Graham Sutherland
Martin Hammer
ISBN: 978 1 85759 404 1
Size: 280 x 240 mm / 9.5 x 11 in.
Binding: Paperback
Pages: 192
In association with: Dulwich Picture Gallery
Date published: June, 2005
UK £19.95 /US $35
Highlights
- Published to accompany the exhibition at the Dulwich Picture Gallery, London
- Features 80 oils and works on paper
- First exhibition on Sutherland for over 20 years
Description
This important book revisits a major figure from a somewhat neglected generation who dominated the British art scene in the 1930s and 1940s.

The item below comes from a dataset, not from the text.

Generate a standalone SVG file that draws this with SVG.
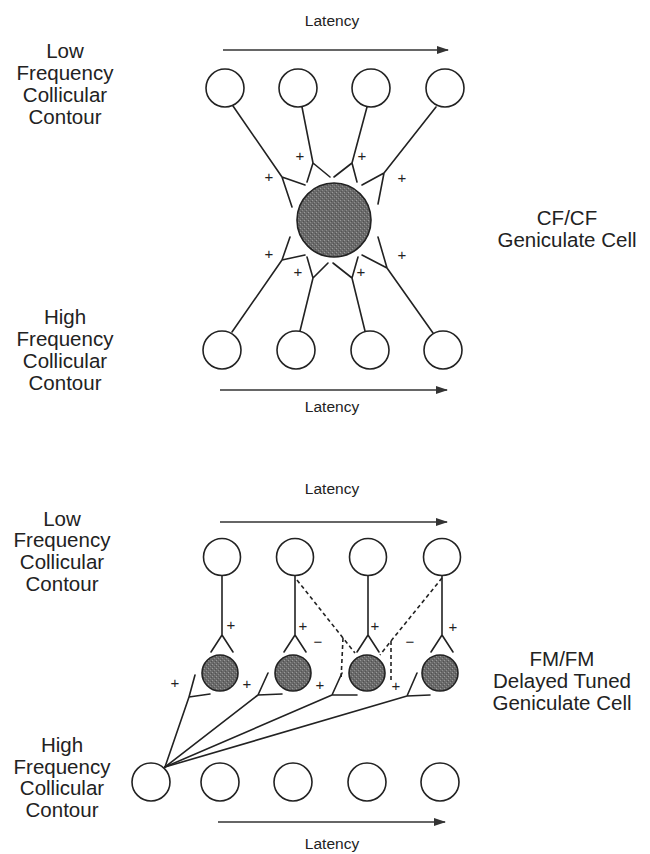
<svg xmlns="http://www.w3.org/2000/svg" width="650" height="854" viewBox="0 0 650 854">
  <defs>
    <style>
      .lbl { font-family: "Liberation Sans", Arial, Helvetica, sans-serif; font-size: 20.5px; fill: #222; text-anchor: middle; }
      .lat { font-family: "Liberation Sans", Arial, Helvetica, sans-serif; font-size: 15.5px; fill: #222; text-anchor: middle; }
      .sgn { font-family: "Liberation Sans", Arial, Helvetica, sans-serif; font-size: 15px; fill: #222; text-anchor: middle; }
      .cell { fill: #fff; stroke: #222; stroke-width: 1.6; }
      .geni { fill: url(#stipple); stroke: #222; stroke-width: 1.6; }
      .ax { fill: none; stroke: #222; stroke-width: 1.6; stroke-linecap: round; stroke-linejoin: round; }
      .inh { fill: none; stroke: #222; stroke-width: 1.6; stroke-dasharray: 4 3; }
      .time { fill: none; stroke: #333; stroke-width: 1.6; marker-end: url(#head); }
    </style>
    <pattern id="stipple" width="4" height="4" patternUnits="userSpaceOnUse">
      <rect width="4" height="4" fill="#6a6a6a"/>
      <rect x="0" y="0" width="1" height="1" fill="#9a9a9a"/>
      <rect x="2" y="2" width="1" height="1" fill="#8c8c8c"/>
      <rect x="3" y="1" width="1" height="1" fill="#505050"/>
      <rect x="1" y="3" width="1" height="1" fill="#555"/>
    </pattern>
    <marker id="head" markerWidth="12" markerHeight="8" refX="11" refY="4" orient="auto" markerUnits="userSpaceOnUse">
      <path d="M0,0 L12,4 L0,8 Z" fill="#333"/>
    </marker>
  </defs>

  <rect width="650" height="854" fill="#fff"/>

  <!-- ===== Upper panel: CF/CF ===== -->
  <g id="latency-top-1">
    <text class="lat" x="332" y="26">Latency</text>
    <line class="time" x1="223" y1="50" x2="448" y2="50"/>
  </g>
  <g id="label-low-1">
    <text class="lbl" x="65" y="58">Low</text>
    <text class="lbl" x="65" y="80">Frequency</text>
    <text class="lbl" x="65" y="102">Collicular</text>
    <text class="lbl" x="65" y="124">Contour</text>
  </g>
  <g id="label-high-1">
    <text class="lbl" x="65" y="324">High</text>
    <text class="lbl" x="65" y="346">Frequency</text>
    <text class="lbl" x="65" y="368">Collicular</text>
    <text class="lbl" x="65" y="390">Contour</text>
  </g>
  <g id="label-cfcf">
    <text class="lbl" x="567" y="225">CF/CF</text>
    <text class="lbl" x="567" y="247">Geniculate Cell</text>
  </g>

  <g id="connectors-1">
    <!-- low-frequency inputs -->
    <path class="ax" d="M233,106 L282,177 M305,185 L282,177 L292,207"/>
    <path class="ax" d="M302,107 L313,163 M307,182 L313,163 L330,177"/>
    <path class="ax" d="M367,107 L352,163 M334,177 L352,163 L357,182"/>
    <path class="ax" d="M436,107 L384,173 M362,185 L384,173 L378,204"/>
    <!-- high-frequency inputs -->
    <path class="ax" d="M232,332 L282,260 M305,255 L282,260 L290,237"/>
    <path class="ax" d="M300,331 L313,278 M307,257 L313,278 L328,263"/>
    <path class="ax" d="M365,331 L352,278 M333,263 L352,278 L358,257"/>
    <path class="ax" d="M433,333 L387,268 M362,255 L387,268 L378,237"/>
    <text class="sgn" x="300" y="161">+</text>
    <text class="sgn" x="362" y="161">+</text>
    <text class="sgn" x="269" y="182">+</text>
    <text class="sgn" x="402" y="183">+</text>
    <text class="sgn" x="269" y="259">+</text>
    <text class="sgn" x="298" y="277">+</text>
    <text class="sgn" x="361" y="277">+</text>
    <text class="sgn" x="402" y="260">+</text>
  </g>

  <g id="lf1-1"><circle class="cell" cx="225" cy="88" r="19"/></g>
  <g id="lf1-2"><circle class="cell" cx="298" cy="88" r="19"/></g>
  <g id="lf1-3"><circle class="cell" cx="371" cy="88" r="19"/></g>
  <g id="lf1-4"><circle class="cell" cx="445" cy="88" r="19"/></g>
  <g id="cfcf-cell"><circle class="geni" cx="334" cy="220" r="37"/></g>
  <g id="hf1-1"><circle class="cell" cx="222" cy="350" r="19"/></g>
  <g id="hf1-2"><circle class="cell" cx="296" cy="350" r="19"/></g>
  <g id="hf1-3"><circle class="cell" cx="370" cy="350" r="19"/></g>
  <g id="hf1-4"><circle class="cell" cx="443" cy="350" r="19"/></g>

  <g id="latency-bottom-1">
    <line class="time" x1="220" y1="390" x2="447" y2="390"/>
    <text class="lat" x="332" y="412">Latency</text>
  </g>

  <!-- ===== Lower panel: FM/FM ===== -->
  <g id="latency-top-2">
    <text class="lat" x="332" y="494">Latency</text>
    <line class="time" x1="220" y1="522" x2="447" y2="522"/>
  </g>
  <g id="label-low-2">
    <text class="lbl" x="62" y="526">Low</text>
    <text class="lbl" x="62" y="547">Frequency</text>
    <text class="lbl" x="62" y="569">Collicular</text>
    <text class="lbl" x="62" y="591">Contour</text>
  </g>
  <g id="label-high-2">
    <text class="lbl" x="62" y="752">High</text>
    <text class="lbl" x="62" y="774">Frequency</text>
    <text class="lbl" x="62" y="795">Collicular</text>
    <text class="lbl" x="62" y="817">Contour</text>
  </g>
  <g id="label-fmfm">
    <text class="lbl" x="562" y="666">FM/FM</text>
    <text class="lbl" x="562" y="688">Delayed Tuned</text>
    <text class="lbl" x="562" y="710">Geniculate Cell</text>
  </g>

  <g id="connectors-2">
    <!-- excitatory low-frequency inputs -->
    <path class="ax" d="M222,576 L222,635 M211,652 L222,635 L233,652"/>
    <path class="ax" d="M295,576 L295,635 M284,652 L295,635 L306,652"/>
    <path class="ax" d="M368,576 L368,635 M357,652 L368,635 L379,652"/>
    <path class="ax" d="M442,576 L442,635 M431,652 L442,635 L453,652"/>
    <text class="sgn" x="231" y="630">+</text>
    <text class="sgn" x="303" y="631">+</text>
    <text class="sgn" x="375" y="631">+</text>
    <text class="sgn" x="453" y="632">+</text>
    <!-- inhibitory inputs -->
    <path class="inh" d="M297,580 L343,638 L355,653 M343,638 L341,680"/>
    <path class="inh" d="M442,578 L391,641 L380,655 M391,641 L391,680"/>
    <text class="sgn" x="318" y="647">−</text>
    <text class="sgn" x="410" y="647">−</text>
    <!-- high-frequency divergent inputs -->
    <path class="ax" d="M165,767 L189,697 M195,675 L189,697 L210,694"/>
    <path class="ax" d="M165,767 L258,695 M268,673 L258,695 L282,694"/>
    <path class="ax" d="M165,767 L332,695 M342,673 L332,695 L357,695"/>
    <path class="ax" d="M165,767 L407,696 M417,673 L407,696 L430,695"/>
    <text class="sgn" x="175" y="688">+</text>
    <text class="sgn" x="247" y="689">+</text>
    <text class="sgn" x="320" y="690">+</text>
    <text class="sgn" x="396" y="691">+</text>
  </g>

  <g id="lf2-1"><circle class="cell" cx="222" cy="557" r="18.5"/></g>
  <g id="lf2-2"><circle class="cell" cx="295" cy="557" r="18.5"/></g>
  <g id="lf2-3"><circle class="cell" cx="368" cy="557" r="18.5"/></g>
  <g id="lf2-4"><circle class="cell" cx="442" cy="557" r="18.5"/></g>
  <g id="fmfm-1"><circle class="geni" cx="220" cy="673" r="18"/></g>
  <g id="fmfm-2"><circle class="geni" cx="293" cy="673" r="18"/></g>
  <g id="fmfm-3"><circle class="geni" cx="367" cy="673" r="18"/></g>
  <g id="fmfm-4"><circle class="geni" cx="440" cy="673" r="18"/></g>
  <g id="hf2-0"><circle class="cell" cx="151" cy="782" r="19"/></g>
  <g id="hf2-1"><circle class="cell" cx="220" cy="782" r="19"/></g>
  <g id="hf2-2"><circle class="cell" cx="293" cy="782" r="19"/></g>
  <g id="hf2-3"><circle class="cell" cx="367" cy="782" r="19"/></g>
  <g id="hf2-4"><circle class="cell" cx="440" cy="782" r="19"/></g>

  <g id="latency-bottom-2">
    <line class="time" x1="218" y1="822" x2="445" y2="822"/>
    <text class="lat" x="332" y="849">Latency</text>
  </g>
</svg>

Focusing on the period from the mid-1930s – when Sutherland established his identity as a modern painter – to the 1950s, when his influence began to wane, it portrays the types of work that gave rise to a widespread consensus among fellow artists and critics that Sutherland was the most exciting and compelling voice in contemporary British painting. Two particular strands of his imagery are discussed: the landscapes of Pembrokeshire and the South of France, before and after the Second World War; and the scenes of devastation produced for the War Artists scheme run by Sutherland’s great friend Kenneth Clark. The dramatic colour and lighting, and the metamorphosis of observed form in his pictures of bombed buildings, tin mines and factory interiors, struck a powerful emotional chord in such traumatic times. The book also includes sections on the early 1920s etchings and on the initial emergence of his portraiture with the creation of Somerset Maugham in 1949. There are also carefully selected works by other artists, past and present, in whom Sutherland took an interest, such as Blake, Palmer, Nash and Masson. Published to accompany the exhibition at the Dulwich Picture Gallery, opening in June 2005, this long-overdue and much-requested book (there has not been a substantial Sutherland show in London since 1982) comprises 80 oils and works on paper drawn from public and private collections throughout the UK, and it offers a selective interpretation of his painting rather than the usual career retrospective.
Author information
Martin Hammer is curator of the Graham Sutherland exhibition organised by Dulwich Picture Gallery and touring to Djanogly Art Gallery, Nottingham. He is Senior Lecturer in History of Art at the University of Edinburgh, and is the author of Bacon and Sutherland (Yale University Press, 2005).